Kanuni Sultan Süleyman'ın, Barbaros Hayrettin Paşa'yı İstanbul'a dâvetinde, onunla beraber gelen reislerin arasında Sâlih Reis de vardı. Sultanın huzuruna, Hayrettin Paşa ile beraber kabul edildi ve Salih Reis'e deniz albayı rütbesi verildi. Sonra bahriye sancakbeyliğine (tümamiral) terfi etti. Akdeniz'de korsan gemilerine diğer reislerle beraber göz açtırmayan Sâlih Reis, 1540'ta Korsika'nın bir limanında ani baskın neticesinde Turgut Reisle berâber esir düşüp forsaya vuruldu. Akdeniz'in kendilerine dar geldiği bu korkusuz denizciler, üç yıla yakın eziyet ve sıkıntılar içinde kürek çektiler. Barbaros Hayrettin Paşa, bunların bulunduğu geminin Cenova Limanı'nda olduğunu, casusları vasıtasıyla öğrenince, yüz parçalık muhteşem donanmasıyla derhal oraya gitti. Şehrin doçunu, amiral gemisine çağırarak, Sâlih ve Turgut Reislerin akşama kadar teslimlerini istedi. Yoksa Cenova limanında taş taş üstünde bırakmayacağını bildirdi. Bir müddet sonra reisler getirilip teslim edildi.

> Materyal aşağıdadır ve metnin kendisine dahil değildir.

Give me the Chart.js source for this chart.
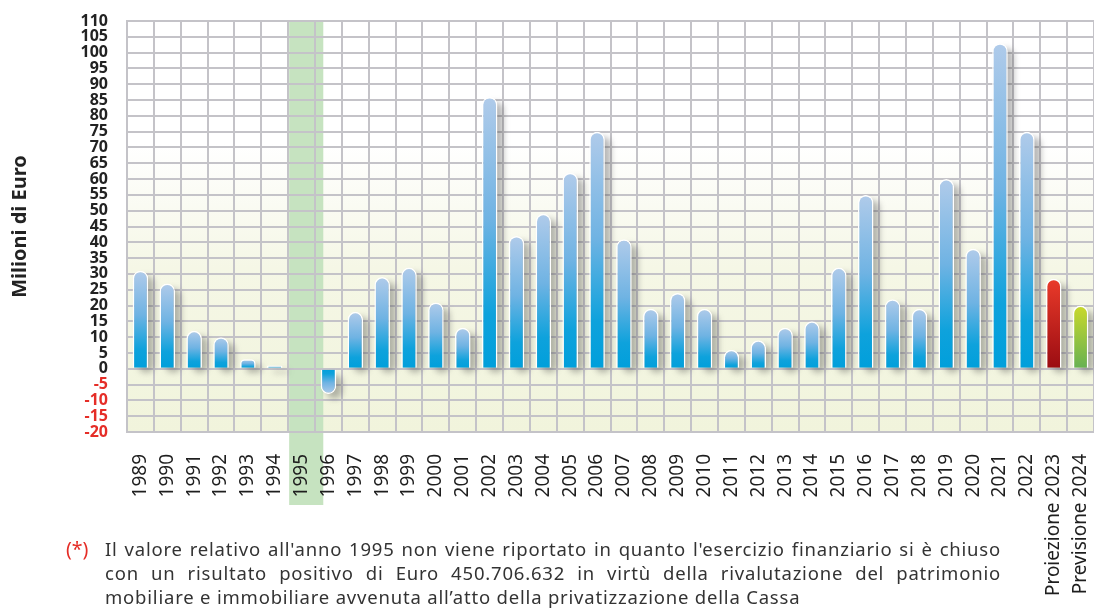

Sâlih Reis, Preveze Zaferi'nde (1538) Donanma-yı Hümayun'un sağ kanadına kumanda etti. 1551'de bahriye beylerbeyi (oramiral) rütbesine yükseltilerek Cezayir eyâletinin beylerbeyliğine getirildi. Fas'ın İspanyollarla anlaşmasına meydan vermeden gerekli tedbirleri alması emredilince, 1553'te Fas topraklarına girdi. Böylece Osmanlı sınırları Atlas Okyanusuna kadar genişledi.

Barbaros Hayrettin Paşa hatıralarında Salih Reis için: "Andrea Doria, benden sonra en çok Salih Reis'e kin beslerdi. Akıl almaz cüreti, görülmemiş zekası, denizcilikteki büyük dehasıyla Salih, bütün kafir hükümdar ve amirallerini yıldırmıştı" şeklinde övgü dolu sözlerle anmaktadır.

Osmanlıların Akdeniz hâkimiyetlerinde, büyük gayretleri görülen Sâlih Reis, çalışkan, zeki, teşebbüs sâhibi, idâreci, kâbiliyetli bir deniz amiraliydi. Barbaros kardeşler gibi dîne, devlete hizmet etmeyi şeref sayardı. Bu meziyet ve kâbiliyetleriyle denizlerde uzun yıllar devlete hizmet etti ve 1556 yılında Cezayir'de vefat etti.